Still, the 48-year-old Republican had increasingly struggled to square his brand of conservatism with the brash, mercurial directives that frequently came from the White House.
Axios first reported the news of Ryan’s impending retirement on Wednesday morning.
His coming departure sends an already spiraling Republican Party into a full-on tailspin ahead of the midterm elections. Ryan for his part said President Trump, the midterms and all the chaos therein played little role in his decision.
“If we do our jobs as we are, we are going to be fine as a majority,” Ryan said, almost convincingly.
But in fairness, as he stated several times during his press conference, he never wanted the job.
Ryan was thrust into the top Republican post after then-Speaker John Boehner pulled the ripcord following several years of trying to manage the increasingly unruly and combative GOP conference.
While Ryan’s ascension was largely cheered by the conference, they did not make it an easy ride. Ryan was mired with many of the same issues that plagued Boehner, made worse by an unpredictable frenemy in the White House.
Ryan twice thanked Trump for giving Republicans the opportunity to do “big things” but said he should not fire special counsel Robert Mueller.
Just last month, Ryan had an unusually public confrontation with Trump after the president first threatened international tariffs. A spokesman for Ryan said the speaker was “extremely worried” that such tariffs would set off a dangerous trade war and urged the president “to not advance with this plan.”
In response, Trump said: “We’re not backing down.”

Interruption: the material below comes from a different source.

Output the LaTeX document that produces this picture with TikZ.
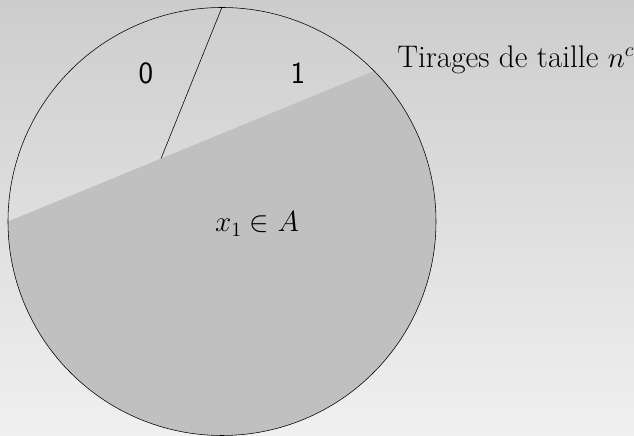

Ryan came to the House nearly 20 ago, a young protege of conservative stalwart Rep. Jack Kemp, who he served as speechwriter early in his career. Ryan long spoke about entitlement reform and aspired to be the chairman of the House Ways and Means Committee, a post he held for only ten months before until he became speaker in 2015.
Still, Ryan said the GOP-led tax overhaul, passed last fall, had fulfilled a lifelong dream.
He was known as a policy leader in the House, which spurred former Massachusetts governor and current Senate candidate Mitt Romney to ask him to join the Republican ticket in 2012 as his vice president pick.
As Republicans in the House were already struggling to maintain a stronghold for the midterms, Ryan’s departure means Democrats could be one step closer to winning a majority.
It also could inspire another wave of retirements. At the time of Ryan’s announcement, 41 House Republicans announced they are either retiring or running for another office this year.
A little more than an hour after Ryan’s announcement, Florida Republican Dennis Ross announced he too would retire at the end of his term.